Interesting piece on the agony uncle pages of the Telegraph:
www.telegraph.co.uk/family/life/dear-richard-madeley-transgender-brother-furious-choice-baby/
The key point is that a pregnant woman who has a transman sibling wants to name her baby after a female ancestor who was important to them as she (ancestor) was a suffragette and a scientist. Transman sibling has stopped to talking to her because the ancestor's name is also the transman's deadname. The writer of the letter and the wider family had supported the transman through transition and had previously had a good relationship.
Richard's reply is that she should name the baby what she likes and to "tell your brother to grow up. There’s already one baby on the way.
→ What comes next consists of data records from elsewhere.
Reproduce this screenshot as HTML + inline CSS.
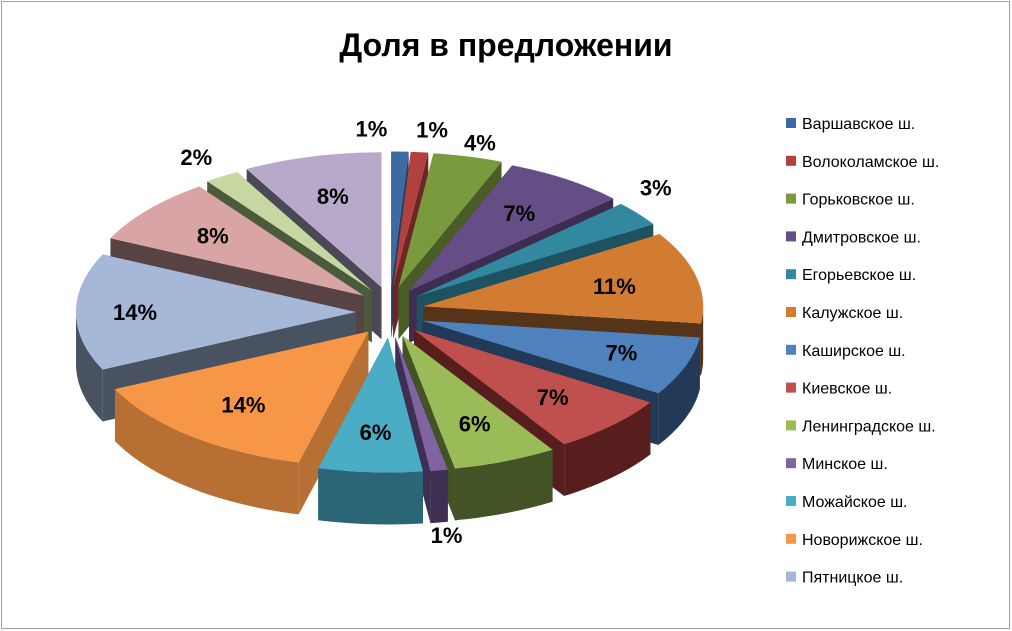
<!DOCTYPE html>
<html><head><meta charset="utf-8">
<style>
body{margin:0;background:#fff;}
#wrap{position:relative;width:1012px;height:631px;overflow:hidden;font-family:"Liberation Sans","Noto Sans CJK SC",sans-serif;}
</style></head>
<body>
<div id="wrap">
<svg id="svg" width="1012" height="631" viewBox="0 0 1012 631">
<rect x="1.5" y="1.5" width="1008" height="627" fill="#fff" stroke="#a0a0a0"/>
<text x="506" y="56" text-anchor="middle" font-size="32" font-weight="bold" fill="#000" font-family="Liberation Sans, sans-serif">Доля в предложении</text>
<g id="slices"></g>
<g id="labels"></g>
<g id="legend"></g>
</svg>
</div>
<script>
const categories=["Варшавское ш.","Волоколамское ш.","Горьковское ш.","Дмитровское ш.","Егорьевское ш.","Калужское ш.","Каширское ш.","Киевское ш.","Ленинградское ш.","Минское ш.","Можайское ш.","Новорижское ш.","Пятницкое ш.","Рублёвское ш.","Рязанское ш.","Симферопольское ш."];
const values=[1,1,4,7,3,11,7,7,6,1,6,14,14,8,2,8];
const labelsText=["1%","1%","4%","7%","3%","11%","7%","7%","6%","1%","6%","14%","14%","8%","2%","8%"];
const legendCount=13;
const topColors=["#3d6aa3","#b0413e","#7a9a3e","#654d86","#32899f","#d27c33","#4f81bd","#c0504d","#9bbb59","#8064a2","#4bacc6","#f79646","#a6b8d8","#d9a5a4","#c6d8a2","#b6a9c9"];
const sideColors=["#253f63","#6a2725","#4a5d26","#3d2e51","#1e5260","#55341a","#223a58","#581e1d","#435326","#3e2f52","#2b6677","#b86f34","#485260","#574343","#4c5a3c","#4b4856"];
const labelShift=[[-30,0],[8,0],[0,8],[0,0],[-20,-12],[0,0],[15,0],[0,0],[0,0],[0,-10],[0,0],[0,0],[-25,0],[0,0],[0,0],[0,0]];
const NS="http://www.w3.org/2000/svg";
const cx=390,cy=312,rx=280,ry=135,depth=52,ex=34;
const total=values.reduce((a,b)=>a+b,0);
const g=document.getElementById('slices');
const lg=document.getElementById('labels');
function pt(ox,oy,t,s){return [ox+rx*s*Math.cos(t),oy+ry*s*Math.sin(t)];}
function mk(tag,attrs){const e=document.createElementNS(NS,tag);for(const k in attrs)e.setAttribute(k,attrs[k]);return e;}
let acc=0;const sl=[];
values.forEach((v,i)=>{const a0=-Math.PI/2+acc/total*2*Math.PI;acc+=v;const a1=-Math.PI/2+acc/total*2*Math.PI;const m=(a0+a1)/2;
 const ox=cx+ex*Math.cos(m),oy=cy+ex*0.75*Math.sin(m);sl.push({i,a0,a1,m,ox,oy});});
const order=sl.slice().sort((a,b)=>Math.sin(a.m)-Math.sin(b.m));
function arcPts(s,t0,t1,dy){const n=Math.max(4,Math.ceil((t1-t0)*40));const p=[];for(let k=0;k<=n;k++){const t=t0+(t1-t0)*k/n;p.push(pt(s.ox,s.oy+dy,t,1));}return p;}
order.forEach(s=>{
 const grp=mk('g',{});
 
 
 const sc=sideColors[s.i],tc=topColors[s.i];
 [s.a0,s.a1].forEach(a=>{const e=pt(s.ox,s.oy,a,1);
  const p=mk('polygon',{points:`${s.ox},${s.oy} ${e[0]},${e[1]} ${e[0]},${e[1]+depth} ${s.ox},${s.oy+depth}`,fill:sc});
  grp.appendChild(p);});
 const t0=Math.max(s.a0,0),t1=Math.min(s.a1,Math.PI);
 if(t1>t0){const top=arcPts(s,t0,t1,0),bot=arcPts(s,t0,t1,depth).reverse();
  const p=mk('polygon',{points:top.concat(bot).map(q=>q.join(',')).join(' '),fill:sc});
  grp.appendChild(p);}
 const tp=[[s.ox,s.oy]].concat(arcPts(s,s.a0,s.a1,0));
 const p=mk('polygon',{points:tp.map(q=>q.join(',')).join(' '),fill:tc});
 grp.appendChild(p);
 g.appendChild(grp);
});
sl.forEach(s=>{const v=values[s.i];let x,y;
 if(v>=6){[x,y]=pt(s.ox,s.oy,s.m,0.7);}
 else{[x,y]=pt(s.ox,s.oy,s.m,1.17);if(Math.sin(s.m)>0)y+=depth;}
 x+=labelShift[s.i][0];y+=labelShift[s.i][1];
 const t=mk('text',{x:x,y:y+8,'text-anchor':'middle','font-size':'22','font-weight':'bold',fill:'#000','font-family':'Liberation Sans, sans-serif'});
 t.textContent=labelsText[s.i];
 
 
 lg.appendChild(t);});
const leg=document.getElementById('legend');
for(let i=0;i<legendCount;i++){const y=123+i*37.8;
 const r=mk('rect',{x:786,y:y-5,width:10,height:10,fill:topColors[i]});
 
 
 leg.appendChild(r);
 const t=mk('text',{x:802,y:y+6,'font-size':'16',fill:'#000','font-family':'Liberation Sans, sans-serif'});
 t.textContent=categories[i];
 
 
 leg.appendChild(t);}
</script>
</body></html>
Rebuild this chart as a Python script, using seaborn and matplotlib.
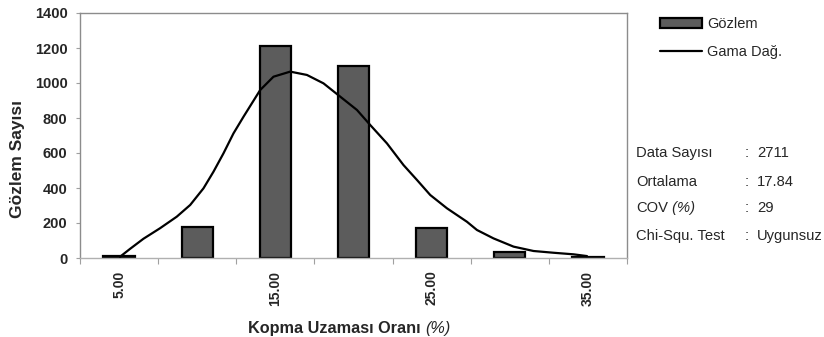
import matplotlib
matplotlib.use("Agg")
import matplotlib.pyplot as plt
import seaborn as sns
import numpy as np

# ---- data ----
categories = [5, 10, 15, 20, 25, 30, 35]
observed = [12, 180, 1210, 1095, 171, 34, 3]
gamma_x = [5.06, 5.70, 6.56, 7.62, 8.69, 9.55, 10.40, 11.04, 11.68, 12.32, 12.96,
           14.03, 14.88, 15.95, 17.02, 18.08, 19.15, 20.22, 21.07, 22.14, 23.20,
           24.06, 24.91, 25.98, 27.26, 27.90, 28.96, 30.24, 31.52, 32.80, 34.08, 34.94]
gamma_y = [7, 52, 110, 170, 236, 303, 398, 493, 598, 712, 807,
           960, 1036, 1065, 1046, 998, 922, 846, 760, 655, 531,
           446, 360, 284, 207, 160, 112, 65, 40, 30, 21, 11]
xtick_vals = [5, 15, 25, 35]
xtick_labels = ["5.00", "15.00", "25.00", "35.00"]
yticks = [0, 200, 400, 600, 800, 1000, 1200, 1400]
stats_labels = ["Data Sayısı", "Ortalama", "COV", "Chi-Squ. Test"]
stats_values = ["2711", "17.84", "29", "Uygunsuz"]

sns.set_style("white")
plt.rcParams["font.family"] = ["Liberation Sans", "DejaVu Sans"]

fig = plt.figure(figsize=(8.24, 3.37), dpi=100)
ax = fig.add_axes([80/824, 1-258/337, (627-80)/824, (258-13)/337])

sns.barplot(x=categories, y=observed, native_scale=True, width=0.4,
            color="#5c5c5c", saturation=1, edgecolor="black", linewidth=1.6,
            ax=ax, label="Gözlem", zorder=2)
sns.lineplot(x=gamma_x, y=gamma_y, color="black", linewidth=1.6, ax=ax,
             label="Gama Dağ.", zorder=3, solid_joinstyle="round",
             solid_capstyle="round")

ax.set_xlim(2.5, 37.5)
ax.set_ylim(0, 1400)
ax.set_yticks(yticks)
ax.set_yticklabels([str(v) for v in yticks], fontweight="bold", fontsize=10.5)
ax.set_xticks(xtick_vals)
ax.set_xticklabels(xtick_labels, rotation=90, fontweight="bold", fontsize=10)
ax.set_xticks(np.arange(2.5, 38, 5), minor=True)
ax.tick_params(axis="x", which="major", length=0, pad=9)
ax.tick_params(axis="x", which="minor", length=4, color="#a0a0a0", direction="out", width=0.8)
ax.tick_params(axis="y", length=3, color="#a0a0a0", direction="out", width=0.8, pad=6)
ax.tick_params(axis="both", bottom=True, left=True, which="both")
for s in ax.spines.values():
    s.set_visible(True)
    s.set_color("#8c8c8c")
    s.set_linewidth(1.0)
ax.spines["bottom"].set_color("#b0b0b0")

ax.set_ylabel("Gözlem Sayısı", fontweight="bold", fontsize=12.5)
ax.yaxis.set_label_coords(-0.1005, 0.406)
ax.set_xlabel("")

t = fig.text(337/824, 1-333/337, "Kopma Uzaması Oranı ", fontweight="bold",
             fontsize=11.7, ha="center", va="baseline")
ax.annotate("(%)", xy=(1, 0), xycoords=t, xytext=(0, 0), textcoords="offset points",
            fontstyle="italic", fontsize=11.7, va="bottom", ha="left",
            annotation_clip=False)

handles, labels = ax.get_legend_handles_labels()
order = [labels.index("Gözlem"), labels.index("Gama Dağ.")]
leg = ax.legend([handles[i] for i in order], [labels[i] for i in order],
                loc="upper left", bbox_to_anchor=(654/824, 1-11/337),
                bbox_transform=fig.transFigure, frameon=False, fontsize=10.5,
                handlelength=2.9, handletextpad=0.35, labelspacing=1.0,
                borderaxespad=0)

ys = [153, 182, 208, 236]
for lab, val, y in zip(stats_labels, stats_values, ys):
    yy = 1 - y/337
    tt = fig.text(636/824, yy, lab, fontsize=10.6, va="center", ha="left")
    if lab == "COV":
        ax.annotate(" (%)", xy=(1, 0.5), xycoords=tt, fontstyle="italic",
                    fontsize=10.6, va="center", ha="left", annotation_clip=False)
    fig.text(745/824, yy, ":", fontsize=10.6, va="center", ha="left")
    fig.text(757/824, yy, val, fontsize=10.6, va="center", ha="left")

fig.savefig("out.png", dpi=100)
"You say he had full family support during his trans journey. Well, support flows both ways. Tell him how important it is to you to honour your ancestor. And why shouldn’t you? Is this valued family figure – part of ALL your collective pasts – destined to become a sort of non-person simply because of your brother?
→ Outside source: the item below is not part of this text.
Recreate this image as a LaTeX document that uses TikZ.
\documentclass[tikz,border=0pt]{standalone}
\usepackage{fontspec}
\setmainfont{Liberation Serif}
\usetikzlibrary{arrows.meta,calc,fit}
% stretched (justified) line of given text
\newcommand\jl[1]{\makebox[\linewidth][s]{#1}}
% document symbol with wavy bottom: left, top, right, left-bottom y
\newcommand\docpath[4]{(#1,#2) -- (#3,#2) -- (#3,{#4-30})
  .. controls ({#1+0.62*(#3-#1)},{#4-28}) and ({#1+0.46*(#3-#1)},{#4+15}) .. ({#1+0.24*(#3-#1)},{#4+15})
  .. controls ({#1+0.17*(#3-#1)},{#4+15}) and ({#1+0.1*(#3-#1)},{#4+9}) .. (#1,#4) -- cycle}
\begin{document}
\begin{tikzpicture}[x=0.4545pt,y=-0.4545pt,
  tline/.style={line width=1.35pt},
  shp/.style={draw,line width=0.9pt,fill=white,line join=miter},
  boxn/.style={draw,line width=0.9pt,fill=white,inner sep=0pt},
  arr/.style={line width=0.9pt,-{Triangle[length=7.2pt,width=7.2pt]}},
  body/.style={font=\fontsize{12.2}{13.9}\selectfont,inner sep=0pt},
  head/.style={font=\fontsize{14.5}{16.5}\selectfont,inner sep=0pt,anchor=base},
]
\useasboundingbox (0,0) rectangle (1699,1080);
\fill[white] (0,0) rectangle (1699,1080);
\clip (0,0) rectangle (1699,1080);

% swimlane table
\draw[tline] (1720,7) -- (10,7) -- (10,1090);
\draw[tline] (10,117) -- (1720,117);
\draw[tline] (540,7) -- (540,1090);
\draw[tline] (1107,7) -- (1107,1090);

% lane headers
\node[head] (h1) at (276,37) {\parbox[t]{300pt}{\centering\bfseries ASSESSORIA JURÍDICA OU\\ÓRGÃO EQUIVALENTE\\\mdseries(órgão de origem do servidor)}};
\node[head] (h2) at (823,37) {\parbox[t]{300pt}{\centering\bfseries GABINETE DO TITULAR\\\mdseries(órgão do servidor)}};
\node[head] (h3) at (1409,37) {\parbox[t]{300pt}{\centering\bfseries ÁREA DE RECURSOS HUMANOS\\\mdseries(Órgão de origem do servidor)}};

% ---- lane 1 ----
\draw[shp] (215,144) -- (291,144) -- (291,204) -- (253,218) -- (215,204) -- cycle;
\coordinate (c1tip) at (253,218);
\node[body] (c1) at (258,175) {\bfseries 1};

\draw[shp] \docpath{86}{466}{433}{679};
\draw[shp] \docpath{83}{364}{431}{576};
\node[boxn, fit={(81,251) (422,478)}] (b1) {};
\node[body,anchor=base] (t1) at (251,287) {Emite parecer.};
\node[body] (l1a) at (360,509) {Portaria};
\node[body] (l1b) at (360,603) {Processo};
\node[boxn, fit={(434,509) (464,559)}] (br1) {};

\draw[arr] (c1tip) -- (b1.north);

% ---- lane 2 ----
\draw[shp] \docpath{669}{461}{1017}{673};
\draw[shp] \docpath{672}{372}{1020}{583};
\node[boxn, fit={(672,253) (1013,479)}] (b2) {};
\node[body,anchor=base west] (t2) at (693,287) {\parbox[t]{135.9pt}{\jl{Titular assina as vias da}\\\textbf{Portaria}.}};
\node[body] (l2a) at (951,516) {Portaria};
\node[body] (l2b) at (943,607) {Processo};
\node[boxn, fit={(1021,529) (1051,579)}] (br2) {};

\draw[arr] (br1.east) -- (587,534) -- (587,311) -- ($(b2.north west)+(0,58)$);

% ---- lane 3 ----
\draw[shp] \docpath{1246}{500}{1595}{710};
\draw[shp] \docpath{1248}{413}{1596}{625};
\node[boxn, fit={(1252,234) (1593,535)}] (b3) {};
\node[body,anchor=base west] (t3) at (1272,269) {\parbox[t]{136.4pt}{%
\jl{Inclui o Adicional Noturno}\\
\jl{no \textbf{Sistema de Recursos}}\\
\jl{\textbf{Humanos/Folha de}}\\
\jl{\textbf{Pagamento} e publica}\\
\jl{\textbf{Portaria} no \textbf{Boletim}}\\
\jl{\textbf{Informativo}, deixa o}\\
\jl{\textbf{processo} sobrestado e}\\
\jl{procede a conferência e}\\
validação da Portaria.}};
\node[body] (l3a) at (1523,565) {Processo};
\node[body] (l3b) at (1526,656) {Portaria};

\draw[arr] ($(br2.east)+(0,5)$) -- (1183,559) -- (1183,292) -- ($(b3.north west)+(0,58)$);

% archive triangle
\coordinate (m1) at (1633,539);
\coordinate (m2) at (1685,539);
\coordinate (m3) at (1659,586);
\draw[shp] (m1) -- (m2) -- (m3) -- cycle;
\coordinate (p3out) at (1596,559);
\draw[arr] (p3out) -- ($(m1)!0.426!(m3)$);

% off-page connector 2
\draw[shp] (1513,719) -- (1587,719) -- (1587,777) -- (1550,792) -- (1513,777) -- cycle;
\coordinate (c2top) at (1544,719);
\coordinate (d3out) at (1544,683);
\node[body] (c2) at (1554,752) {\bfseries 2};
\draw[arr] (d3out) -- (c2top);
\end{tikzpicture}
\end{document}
As for him refusing to speak to you over this… well, really. He’s being over-dramatic and, frankly, ridiculous. In fact, if the naming of his little niece is the biggest thing in his life he has to worry about, he’s an extremely lucky man."
Which I thought was very good advice.
It does raise interesting questions about the nature of a deadname.
If dead then surely can be re-used? If there is still an issue then it is not dead at all. Say the deadname was Sally and the transman is now Fred then it suggests philosophically there is still a Sally-iness about Fred, if it really was a dead name there would not be. And that is why Fred is uncomfortable. If there never was any Sally to Fred and just Fred waiting to come out then surely the Sally name should be available to use within the family for others??
I wonder if a situation with the married surname of a woman who divorces and wants to never hear her ex-name again is structurally similar?
Mrs Smith goes back to being Miss Jones. Changes her documents and never, ever, ever uses the name again. Miss Jones would still have to use Smith on any document that says 'any other name you have been known by'? Surely? Is Miss Jones every really able to lose the Smith completely? would she really expect never to hear it again?
And say the married name was unusual like Fernsby. Women can choose to change their name or not. What if a friend or a cousin or sister met another Mr Fernsby and wanted to marry and take the name Fernsby, would anyone think it reasonable if the women for whom that name was 'dead' objected to the name change and having another Mrs Fernsby in the family even if the name was a traumatic one where there had been DV or soemthing?
Those of us who do change our names have our MIL, and SIL possibly too, all the same Mrs xxxx as we are. Possibly even the ex-wife too! Maybe more than one ex-wife!! Are woman just more used to having odd name associations and changes?
Although this story is a transman I associate the deadname issue more with transwomen for some reason. Maybe because women expect and evolving name identity?